These days, I'll usually DNF anything I'm not enjoying - life's too short, and my TBR is too long. But once in a while I'll push through, in this case because Guillermo del Toro is one of my absolute favourite people and creators; hopefully my sense that he comes up with concepts and Chuck Hogan does the writing is correct, because damn,
It's a pain, too, because the synopsis for The Hollow Ones is pretty much my catnip - secret supernatural goings on investigated by a man haunted with centuries of regret? I went into this expecting great things. But alas, 'twas not to be. Unlike this book, let me do some showing, rather than just telling...
"Luddite?" He glanced at her. "If you are referring to the early-nineteenth-century protest by textile workers who smashed their looms in fear of being replaced by lesser-paid, lesser-skilled works, then no. I would gladly welcome obsolescence. If you refer to the modern misconception of that protest, implying an aversion to technological advancement in general, then yes."
URGH. We all know that guy - usually they grow out of it. Apparently not here, if it hasn't happened in 450 years.
His height surprised her, yet he was trim in a way most men of modern diets are not. Vegetarian, she thought.
Vegetarian? Huh? This vegetarianism or carnivore status is literally never brought up again.
"It is very important to you not to appear submissive or subservient in any way, isn't it."
Same guy from the first quote, our paranormal protagonist, who is addressing the fact that the FBI agent whose house he just broke into for their first meeting isn't offering him assistance - just as well, if he thinks assistance is some sort of servitude.
"Pigmeat?" said the cook.
"That's pork," explained Solomon.
Good news, folks, Solomon is here to translate the entirely arcane utterings of short-order cooks.
"How old do I look?"
Odessa shrugged, walking along the table behind him. "Thirty-five."

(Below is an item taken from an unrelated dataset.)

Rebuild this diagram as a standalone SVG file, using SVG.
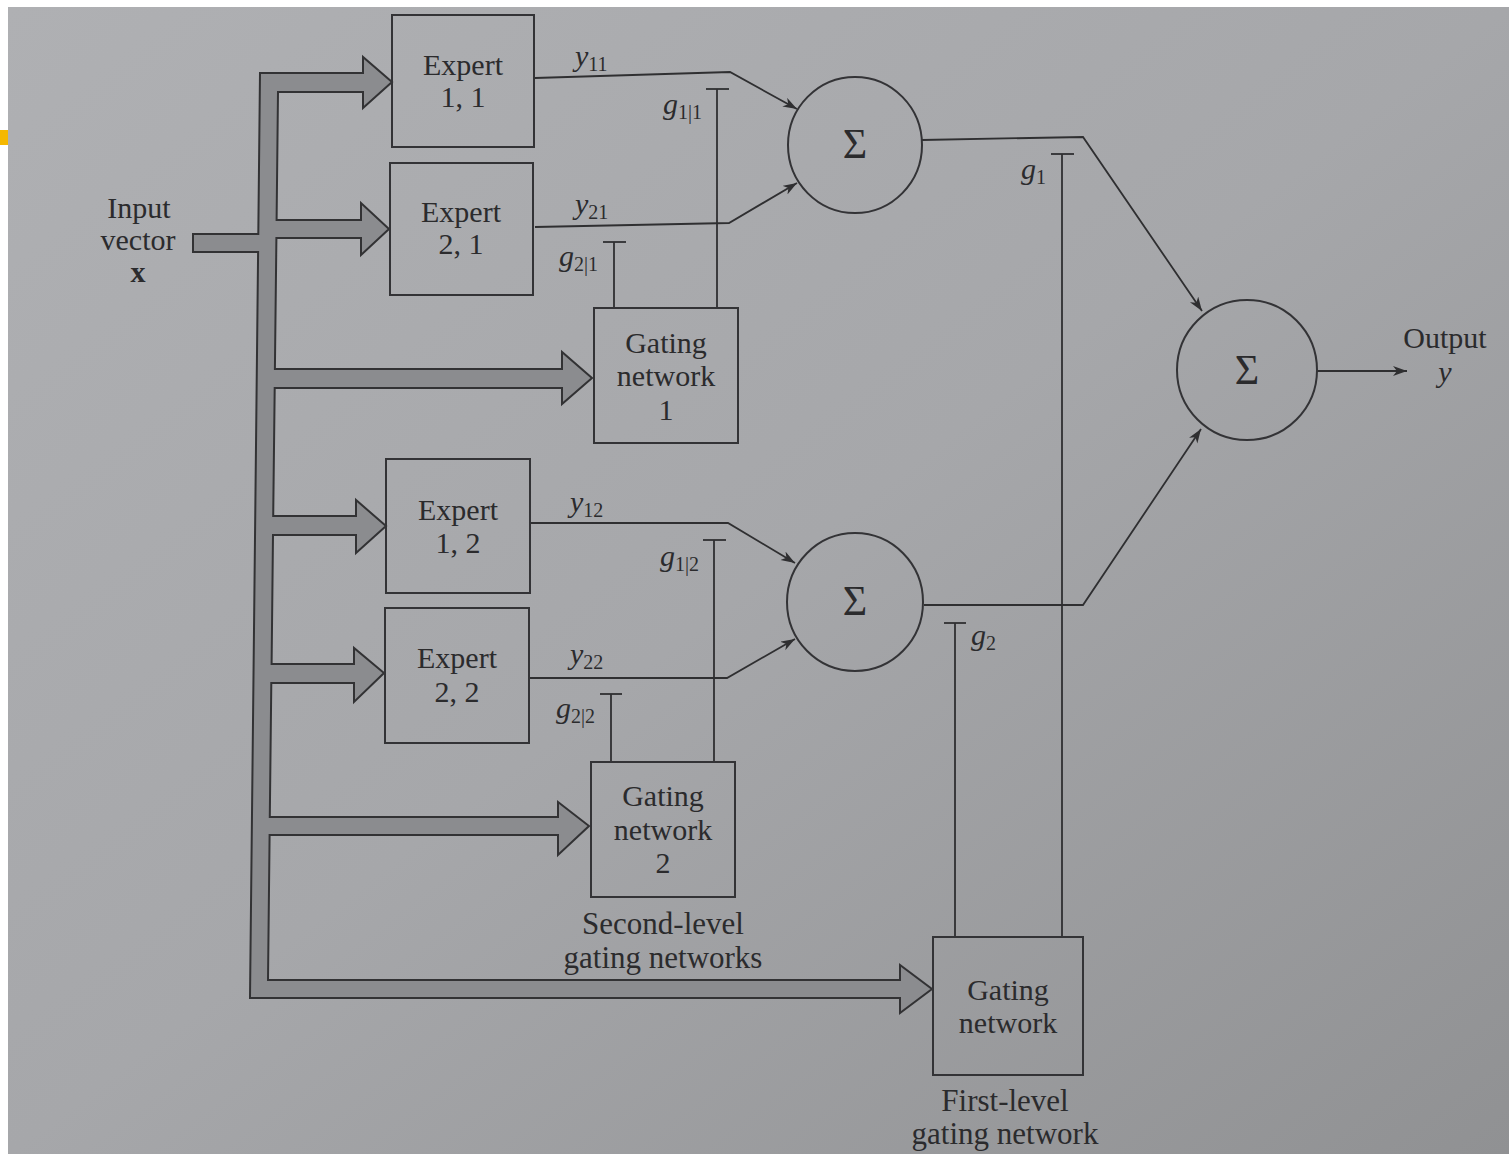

"Then I am thirty-five," he said.
She passed a collection of writing instruments in an old glass jar. "How long have you been thirty-five years old?"
"Ah," he said. "Now you are asking the right questions."
The Simpsons Twilight did it first.
I'm getting snarky towards the end here. I almost never get snarky in book reviews, because no matter how much I didn't like it, a) reading is incredibly subjective and far be it from me to declare myself the last word in opinions, and b) writing is hard, and anyone who does the work of getting a novel out there deserves better than me getting all sarcastic with them. But whichever listed author did the work here, they both know better. If, like me, you're partway through this and tempted to give up? I vote do it. As I said above, life is just too short.